Analysts with the Bank of America Merrill Lynch believe the federal government’s real estate-owned (REO) rental program could encompass 20 percent of the national foreclosure total.
Analysts with the Bank of America Merrill Lynch believe the federal government’s real estate-owned (REO) rental program could encompass 20 percent of the national foreclosure total. The data, found in a story on HousingWire, suggests the program could have the far-reaching impact supporters are hoping for.

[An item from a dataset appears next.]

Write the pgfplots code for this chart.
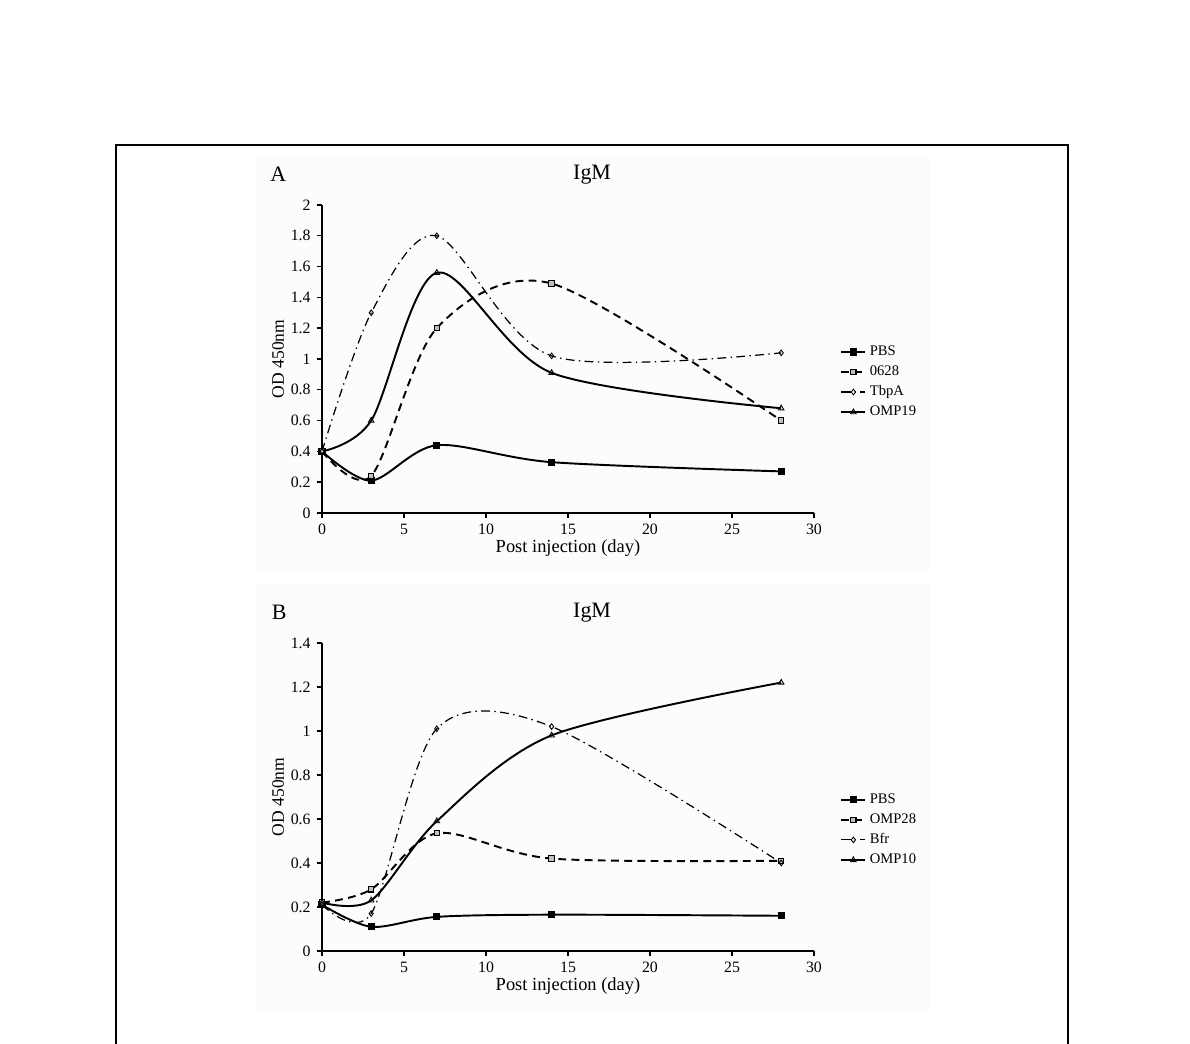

Roughly 50 percent of all real estate-owned inventory in the U.S. is located in 20 metropolitan areas, as noted by BofAML. Even if those areas were the only ones included in the program, they would still account for approximately 1.5 million of the 3 million total government-backed mortgages due to liquidate in the next four years. Many of these metro areas will be included in the program’s initial stages, which will offer almost 2,500 properties in Atlanta, Chicago, Las Vegas, Los Angeles, Phoenix, and Florida for bid.
According to BofAML, approximately 4.2 million new renters have appeared in the housing market since the end of 2006. Concurrently, 1.2 million homeowners have left the market. Add to that the backlog of 7.5 million foreclosures not currently on the market, and the REO program appears poised to continue for some time.
Opponents of the plan, such as Capital Economics, note that many of the properties for sale are already occupied by tenants, saying that won’t reduce the number of vacant homes or provide additional homes to rent.